Rows from a dataset of charts and code
★ ★ ★ ★ ★
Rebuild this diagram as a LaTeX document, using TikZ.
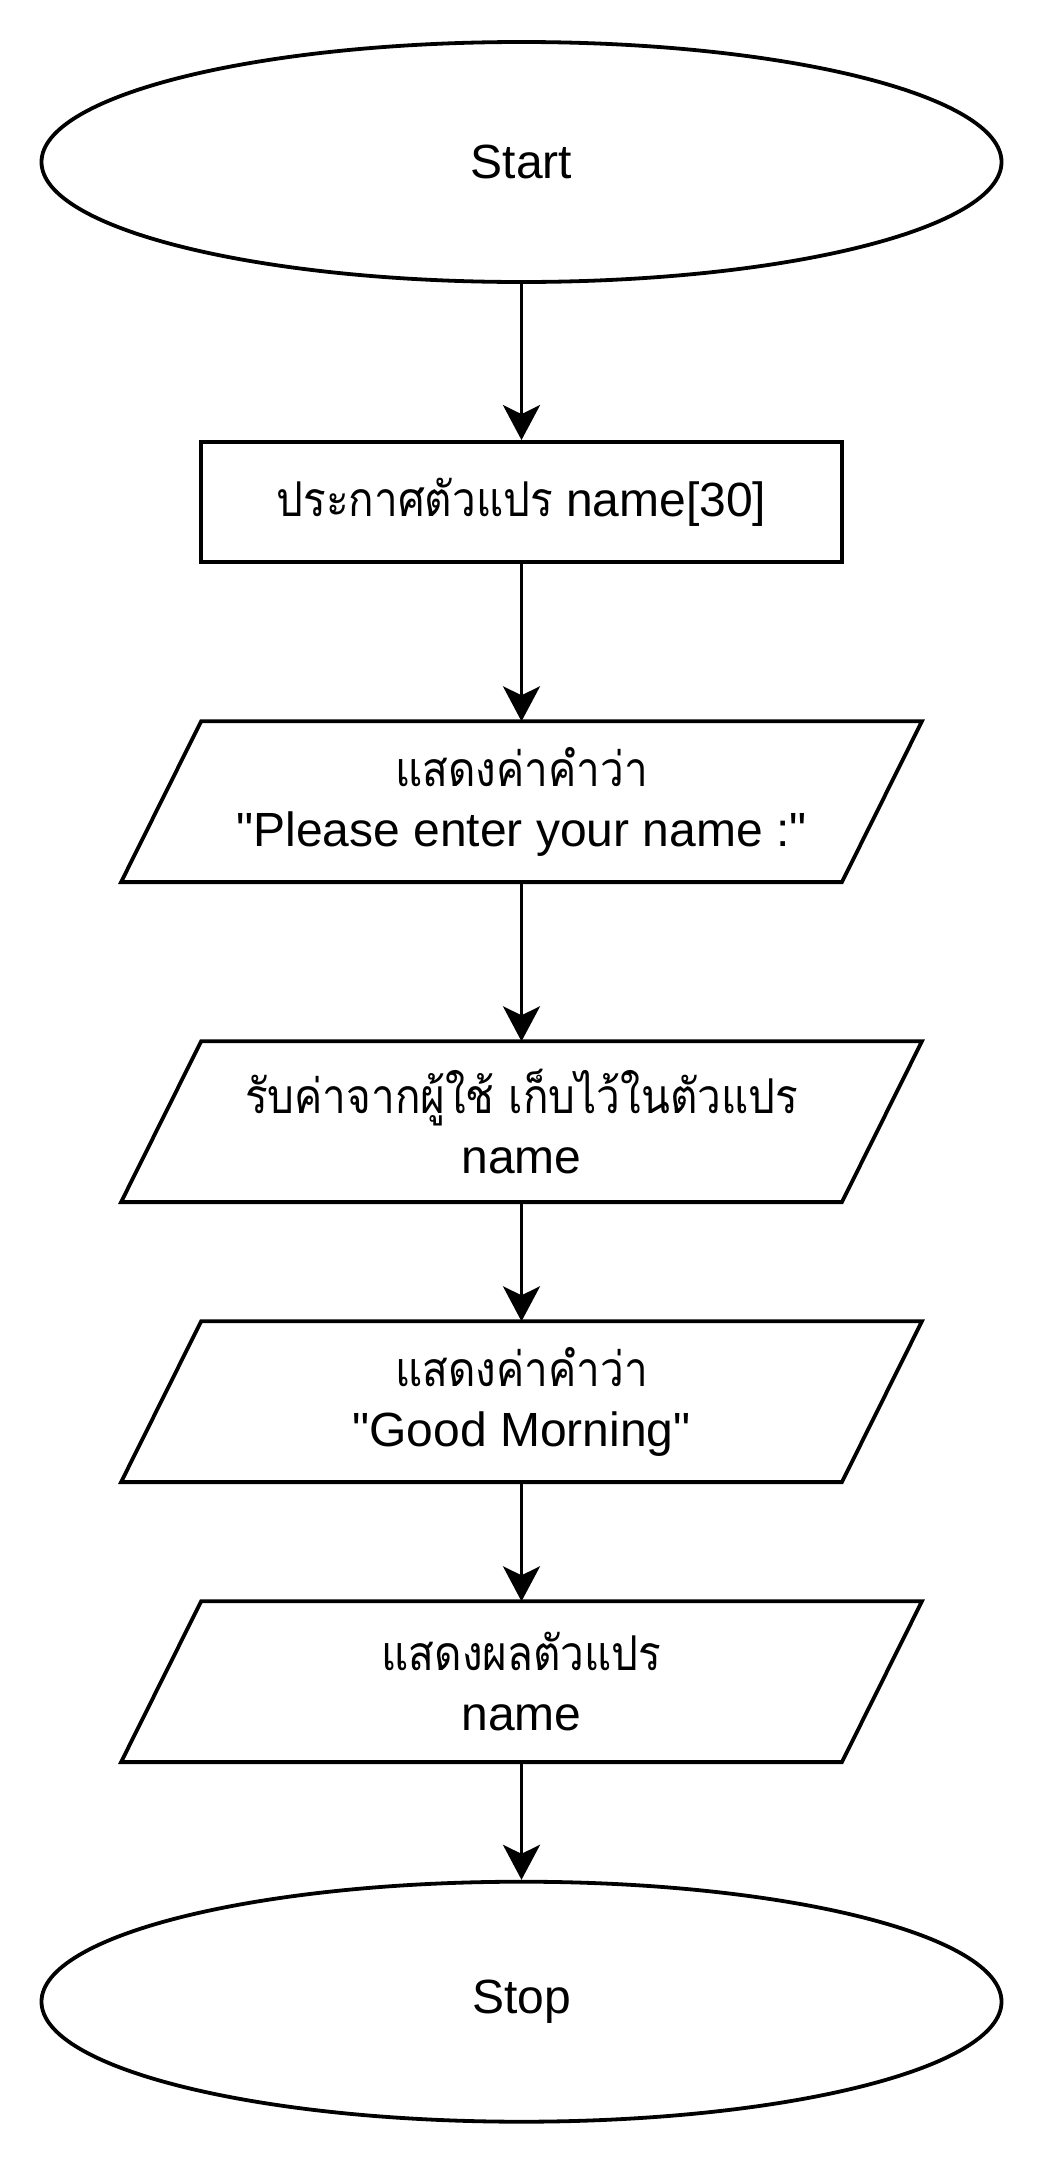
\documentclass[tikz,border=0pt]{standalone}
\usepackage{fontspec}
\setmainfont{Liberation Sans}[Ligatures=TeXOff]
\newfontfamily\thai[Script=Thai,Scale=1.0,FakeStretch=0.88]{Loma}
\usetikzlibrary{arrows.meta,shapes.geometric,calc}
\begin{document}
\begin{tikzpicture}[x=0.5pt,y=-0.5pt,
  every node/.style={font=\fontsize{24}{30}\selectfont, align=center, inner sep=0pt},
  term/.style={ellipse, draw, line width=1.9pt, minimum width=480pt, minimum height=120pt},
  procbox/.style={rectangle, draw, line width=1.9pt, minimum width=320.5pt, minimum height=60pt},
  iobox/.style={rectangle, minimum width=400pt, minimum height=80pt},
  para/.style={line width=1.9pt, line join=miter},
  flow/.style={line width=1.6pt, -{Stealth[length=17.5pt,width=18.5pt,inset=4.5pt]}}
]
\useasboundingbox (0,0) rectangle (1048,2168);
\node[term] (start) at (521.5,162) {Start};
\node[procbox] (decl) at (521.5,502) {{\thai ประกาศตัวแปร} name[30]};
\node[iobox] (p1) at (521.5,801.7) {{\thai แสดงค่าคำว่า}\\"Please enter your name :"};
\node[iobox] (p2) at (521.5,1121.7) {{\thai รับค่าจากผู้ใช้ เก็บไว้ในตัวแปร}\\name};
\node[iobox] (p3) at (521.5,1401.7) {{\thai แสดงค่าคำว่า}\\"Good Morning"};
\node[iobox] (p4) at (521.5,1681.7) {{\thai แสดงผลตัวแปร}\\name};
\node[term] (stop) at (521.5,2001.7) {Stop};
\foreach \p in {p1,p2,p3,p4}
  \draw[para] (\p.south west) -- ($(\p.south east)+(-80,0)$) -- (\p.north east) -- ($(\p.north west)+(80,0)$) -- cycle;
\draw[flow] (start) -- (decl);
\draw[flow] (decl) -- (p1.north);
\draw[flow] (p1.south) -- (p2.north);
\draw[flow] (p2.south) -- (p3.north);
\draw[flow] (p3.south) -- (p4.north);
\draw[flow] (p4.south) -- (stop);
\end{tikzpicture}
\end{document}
★ ★ ★ ★ ★
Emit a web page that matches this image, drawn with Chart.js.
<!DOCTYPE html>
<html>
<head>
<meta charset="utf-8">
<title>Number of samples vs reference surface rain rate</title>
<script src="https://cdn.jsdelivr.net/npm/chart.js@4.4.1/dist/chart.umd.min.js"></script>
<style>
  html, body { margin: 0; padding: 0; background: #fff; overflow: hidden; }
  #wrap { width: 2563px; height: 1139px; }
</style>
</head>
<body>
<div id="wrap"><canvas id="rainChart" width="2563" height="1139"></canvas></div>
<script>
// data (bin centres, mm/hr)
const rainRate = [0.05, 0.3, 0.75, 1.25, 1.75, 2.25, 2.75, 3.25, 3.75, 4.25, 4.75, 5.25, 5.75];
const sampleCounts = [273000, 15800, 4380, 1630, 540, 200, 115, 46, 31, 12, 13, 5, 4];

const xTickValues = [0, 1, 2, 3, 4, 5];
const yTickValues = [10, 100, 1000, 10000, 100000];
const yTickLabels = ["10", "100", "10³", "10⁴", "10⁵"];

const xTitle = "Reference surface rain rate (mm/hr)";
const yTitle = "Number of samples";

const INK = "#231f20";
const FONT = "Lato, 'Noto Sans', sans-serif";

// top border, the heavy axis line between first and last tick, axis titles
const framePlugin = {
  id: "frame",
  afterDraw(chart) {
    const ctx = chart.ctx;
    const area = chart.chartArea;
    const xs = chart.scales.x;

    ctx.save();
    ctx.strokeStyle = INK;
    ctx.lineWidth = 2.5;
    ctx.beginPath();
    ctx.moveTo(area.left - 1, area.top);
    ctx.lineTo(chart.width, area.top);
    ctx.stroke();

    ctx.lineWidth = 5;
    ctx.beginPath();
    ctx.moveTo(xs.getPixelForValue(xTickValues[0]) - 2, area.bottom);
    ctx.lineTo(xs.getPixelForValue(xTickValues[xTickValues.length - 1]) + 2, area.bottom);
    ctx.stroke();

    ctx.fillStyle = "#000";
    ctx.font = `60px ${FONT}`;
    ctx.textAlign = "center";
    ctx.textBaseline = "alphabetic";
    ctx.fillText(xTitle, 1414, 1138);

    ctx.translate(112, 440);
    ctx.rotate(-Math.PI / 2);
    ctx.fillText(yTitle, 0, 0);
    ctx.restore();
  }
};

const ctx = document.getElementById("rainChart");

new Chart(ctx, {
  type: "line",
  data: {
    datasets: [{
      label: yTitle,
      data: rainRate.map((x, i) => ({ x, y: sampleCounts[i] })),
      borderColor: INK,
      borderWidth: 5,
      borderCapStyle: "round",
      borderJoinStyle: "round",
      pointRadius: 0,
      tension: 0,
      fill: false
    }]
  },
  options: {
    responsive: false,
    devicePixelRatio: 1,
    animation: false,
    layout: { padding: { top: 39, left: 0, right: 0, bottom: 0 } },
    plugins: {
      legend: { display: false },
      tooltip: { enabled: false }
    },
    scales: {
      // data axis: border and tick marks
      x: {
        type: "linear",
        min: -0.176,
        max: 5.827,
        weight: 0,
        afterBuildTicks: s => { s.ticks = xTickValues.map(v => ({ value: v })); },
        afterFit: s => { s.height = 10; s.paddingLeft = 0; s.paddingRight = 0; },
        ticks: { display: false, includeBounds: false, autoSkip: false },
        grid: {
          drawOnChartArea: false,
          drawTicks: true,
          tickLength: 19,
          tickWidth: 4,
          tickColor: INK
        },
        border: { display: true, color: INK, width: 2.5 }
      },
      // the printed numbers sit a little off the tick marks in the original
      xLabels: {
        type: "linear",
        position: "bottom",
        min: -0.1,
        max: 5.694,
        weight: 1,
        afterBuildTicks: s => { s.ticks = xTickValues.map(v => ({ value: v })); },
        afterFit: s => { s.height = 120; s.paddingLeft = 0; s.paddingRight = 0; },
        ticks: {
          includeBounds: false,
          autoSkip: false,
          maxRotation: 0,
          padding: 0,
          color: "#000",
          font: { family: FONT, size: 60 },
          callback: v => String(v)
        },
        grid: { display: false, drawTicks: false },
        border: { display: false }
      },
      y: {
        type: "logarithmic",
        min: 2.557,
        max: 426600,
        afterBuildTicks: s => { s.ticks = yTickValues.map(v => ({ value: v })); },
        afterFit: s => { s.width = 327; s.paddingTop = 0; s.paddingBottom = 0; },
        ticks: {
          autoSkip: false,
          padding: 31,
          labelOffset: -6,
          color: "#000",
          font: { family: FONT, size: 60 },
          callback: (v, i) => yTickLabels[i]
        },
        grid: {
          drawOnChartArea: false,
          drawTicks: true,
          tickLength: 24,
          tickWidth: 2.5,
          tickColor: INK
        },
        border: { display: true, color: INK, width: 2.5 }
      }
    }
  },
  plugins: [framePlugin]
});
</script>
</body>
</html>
★ ★ ★ ★ ★
TASK TO CARRY OUT: Return only the part of the records above that opens with the line containing "Emit a web page" and closes with the line containing "12, 13, 5, 4];", ends included.

RESPONSE FOR THIS EXERCISE:
Emit a web page that matches this image, drawn with Chart.js.
<!DOCTYPE html>
<html>
<head>
<meta charset="utf-8">
<title>Number of samples vs reference surface rain rate</title>
<script src="https://cdn.jsdelivr.net/npm/chart.js@4.4.1/dist/chart.umd.min.js"></script>
<style>
  html, body { margin: 0; padding: 0; background: #fff; overflow: hidden; }
  #wrap { width: 2563px; height: 1139px; }
</style>
</head>
<body>
<div id="wrap"><canvas id="rainChart" width="2563" height="1139"></canvas></div>
<script>
// data (bin centres, mm/hr)
const rainRate = [0.05, 0.3, 0.75, 1.25, 1.75, 2.25, 2.75, 3.25, 3.75, 4.25, 4.75, 5.25, 5.75];
const sampleCounts = [273000, 15800, 4380, 1630, 540, 200, 115, 46, 31, 12, 13, 5, 4];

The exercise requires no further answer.